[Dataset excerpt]
+ + + + +

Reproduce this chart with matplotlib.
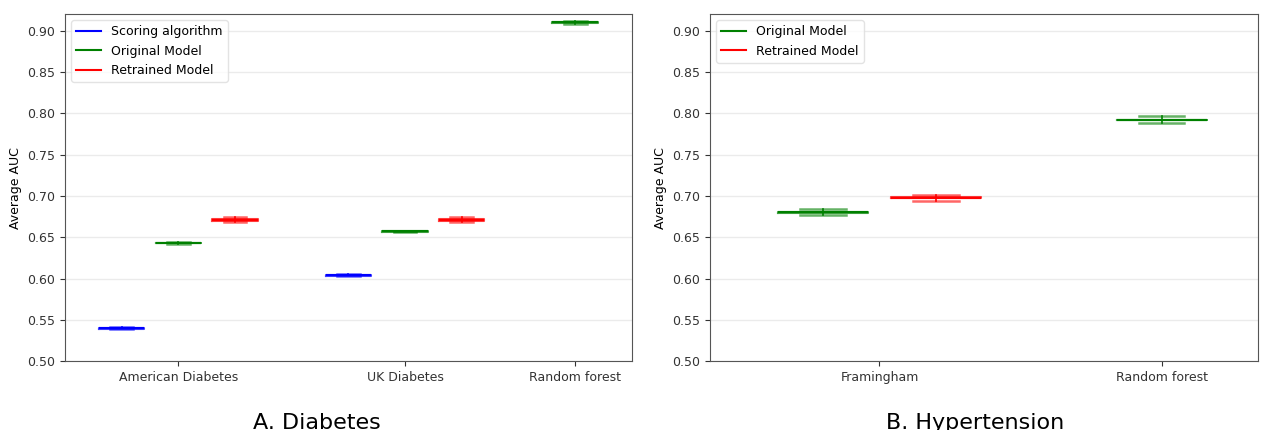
import matplotlib.pyplot as plt
from matplotlib.lines import Line2D

# Diabetes panel: (label, position, colour key, q1, median, q3, low whisker, high whisker)
dia_names = ['Scoring algorithm', 'Original Model', 'Retrained Model',
             'Scoring algorithm', 'Original Model', 'Retrained Model',
             'Original Model']
dia_pos = [1, 2, 3, 5, 6, 7, 9]
dia_med = [0.540, 0.643, 0.671, 0.604, 0.657, 0.671, 0.910]
dia_q1 = [0.5395, 0.6425, 0.6700, 0.6035, 0.6565, 0.6700, 0.9095]
dia_q3 = [0.5405, 0.6435, 0.6720, 0.6045, 0.6575, 0.6720, 0.9105]
dia_lo = [0.5390, 0.6420, 0.6680, 0.6030, 0.6560, 0.6680, 0.9080]
dia_hi = [0.5410, 0.6440, 0.6740, 0.6050, 0.6580, 0.6740, 0.9120]
dia_ticks = [2, 6, 9]
dia_ticklabels = ['American Diabetes', 'UK Diabetes', 'Random forest']

# Hypertension panel
hyp_names = ['Original Model', 'Retrained Model', 'Original Model']
hyp_pos = [1, 2, 4]
hyp_med = [0.680, 0.698, 0.792]
hyp_q1 = [0.6795, 0.6975, 0.7915]
hyp_q3 = [0.6805, 0.6985, 0.7925]
hyp_lo = [0.6770, 0.6940, 0.7880]
hyp_hi = [0.6840, 0.7010, 0.7970]
hyp_ticks = [1.5, 4]
hyp_ticklabels = ['Framingham', 'Random forest']

colors = {'Scoring algorithm': 'blue', 'Original Model': 'green', 'Retrained Model': 'red'}
yticks = [0.50, 0.55, 0.60, 0.65, 0.70, 0.75, 0.80, 0.85, 0.90]

fig = plt.figure(figsize=(12.68, 4.30), dpi=100)
ax1 = fig.add_axes([0.0513, 0.160, 0.447, 0.807])
ax2 = fig.add_axes([0.560, 0.160, 0.432, 0.807])


def draw(ax, names, pos, med, q1, q3, lo, hi, ticks, ticklabels, xlim, legend_names):
    for n, p, m, a, b, l, h in zip(names, pos, med, q1, q3, lo, hi):
        c = colors[n]
        st = [{'med': m, 'q1': a, 'q3': b, 'whislo': l, 'whishi': h, 'fliers': []}]
        ax.bxp(st, positions=[p], widths=0.8, showfliers=False,
               boxprops=dict(color=c, lw=1.5, alpha=0.75),
               whiskerprops=dict(color=c, lw=1.2),
               capprops=dict(color=c, lw=1.8, alpha=0.6),
               medianprops=dict(color=c, lw=1.5))
    ax.set_xlim(*xlim)
    ax.set_ylim(0.5, 0.92)
    ax.set_yticks(yticks)
    ax.set_yticklabels(['%.2f' % v for v in yticks])
    ax.set_xticks(ticks)
    ax.set_xticklabels(ticklabels)
    ax.tick_params(labelsize=9, colors='#333333')
    ax.yaxis.grid(True, color='#ebebeb', lw=1)
    ax.set_axisbelow(True)
    ax.set_ylabel('Average AUC', fontsize=9)
    for s in ax.spines.values():
        s.set_color('#555555')
    handles = [Line2D([], [], color=colors[n], lw=1.5) for n in legend_names]
    leg = ax.legend(handles, legend_names, loc='upper left', fontsize=9)
    leg.get_frame().set_edgecolor('#dddddd')


draw(ax1, dia_names, dia_pos, dia_med, dia_q1, dia_q3, dia_lo, dia_hi,
     dia_ticks, dia_ticklabels, (0, 10),
     ['Scoring algorithm', 'Original Model', 'Retrained Model'])
draw(ax2, hyp_names, hyp_pos, hyp_med, hyp_q1, hyp_q3, hyp_lo, hyp_hi,
     hyp_ticks, hyp_ticklabels, (0, 4.85),
     ['Original Model', 'Retrained Model'])

fig.text(0.250, 0.040, 'A. Diabetes', fontsize=16, ha='center', va='top')
fig.text(0.769, 0.040, 'B. Hypertension', fontsize=16, ha='center', va='top')

fig.savefig('out.png', dpi=100)
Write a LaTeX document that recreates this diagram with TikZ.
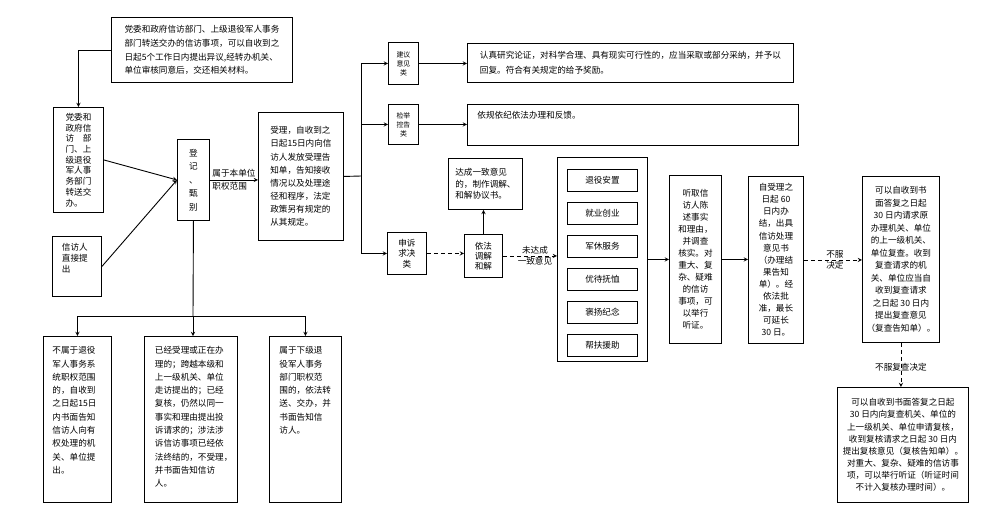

+ + + + +

WRITTEN PROBLEM
Using the data above, write out every line exactly, leaving the images behind.

RESPONSE TO THIS TASK
Reproduce this chart with matplotlib.
import matplotlib.pyplot as plt
from matplotlib.lines import Line2D

# Diabetes panel: (label, position, colour key, q1, median, q3, low whisker, high whisker)
dia_names = ['Scoring algorithm', 'Original Model', 'Retrained Model',
             'Scoring algorithm', 'Original Model', 'Retrained Model',
             'Original Model']
dia_pos = [1, 2, 3, 5, 6, 7, 9]
dia_med = [0.540, 0.643, 0.671, 0.604, 0.657, 0.671, 0.910]
dia_q1 = [0.5395, 0.6425, 0.6700, 0.6035, 0.6565, 0.6700, 0.9095]
dia_q3 = [0.5405, 0.6435, 0.6720, 0.6045, 0.6575, 0.6720, 0.9105]
dia_lo = [0.5390, 0.6420, 0.6680, 0.6030, 0.6560, 0.6680, 0.9080]
dia_hi = [0.5410, 0.6440, 0.6740, 0.6050, 0.6580, 0.6740, 0.9120]
dia_ticks = [2, 6, 9]
dia_ticklabels = ['American Diabetes', 'UK Diabetes', 'Random forest']

# Hypertension panel
hyp_names = ['Original Model', 'Retrained Model', 'Original Model']
hyp_pos = [1, 2, 4]
hyp_med = [0.680, 0.698, 0.792]
hyp_q1 = [0.6795, 0.6975, 0.7915]
hyp_q3 = [0.6805, 0.6985, 0.7925]
hyp_lo = [0.6770, 0.6940, 0.7880]
hyp_hi = [0.6840, 0.7010, 0.7970]
hyp_ticks = [1.5, 4]
hyp_ticklabels = ['Framingham', 'Random forest']

colors = {'Scoring algorithm': 'blue', 'Original Model': 'green', 'Retrained Model': 'red'}
yticks = [0.50, 0.55, 0.60, 0.65, 0.70, 0.75, 0.80, 0.85, 0.90]

fig = plt.figure(figsize=(12.68, 4.30), dpi=100)
ax1 = fig.add_axes([0.0513, 0.160, 0.447, 0.807])
ax2 = fig.add_axes([0.560, 0.160, 0.432, 0.807])


def draw(ax, names, pos, med, q1, q3, lo, hi, ticks, ticklabels, xlim, legend_names):
    for n, p, m, a, b, l, h in zip(names, pos, med, q1, q3, lo, hi):
        c = colors[n]
        st = [{'med': m, 'q1': a, 'q3': b, 'whislo': l, 'whishi': h, 'fliers': []}]
        ax.bxp(st, positions=[p], widths=0.8, showfliers=False,
               boxprops=dict(color=c, lw=1.5, alpha=0.75),
               whiskerprops=dict(color=c, lw=1.2),
               capprops=dict(color=c, lw=1.8, alpha=0.6),
               medianprops=dict(color=c, lw=1.5))
    ax.set_xlim(*xlim)
    ax.set_ylim(0.5, 0.92)
    ax.set_yticks(yticks)
    ax.set_yticklabels(['%.2f' % v for v in yticks])
    ax.set_xticks(ticks)
    ax.set_xticklabels(ticklabels)
    ax.tick_params(labelsize=9, colors='#333333')
    ax.yaxis.grid(True, color='#ebebeb', lw=1)
    ax.set_axisbelow(True)
    ax.set_ylabel('Average AUC', fontsize=9)
    for s in ax.spines.values():
        s.set_color('#555555')
    handles = [Line2D([], [], color=colors[n], lw=1.5) for n in legend_names]
    leg = ax.legend(handles, legend_names, loc='upper left', fontsize=9)
    leg.get_frame().set_edgecolor('#dddddd')


draw(ax1, dia_names, dia_pos, dia_med, dia_q1, dia_q3, dia_lo, dia_hi,
     dia_ticks, dia_ticklabels, (0, 10),
     ['Scoring algorithm', 'Original Model', 'Retrained Model'])
draw(ax2, hyp_names, hyp_pos, hyp_med, hyp_q1, hyp_q3, hyp_lo, hyp_hi,
     hyp_ticks, hyp_ticklabels, (0, 4.85),
     ['Original Model', 'Retrained Model'])

fig.text(0.250, 0.040, 'A. Diabetes', fontsize=16, ha='center', va='top')
fig.text(0.769, 0.040, 'B. Hypertension', fontsize=16, ha='center', va='top')

fig.savefig('out.png', dpi=100)
Write a LaTeX document that recreates this diagram with TikZ.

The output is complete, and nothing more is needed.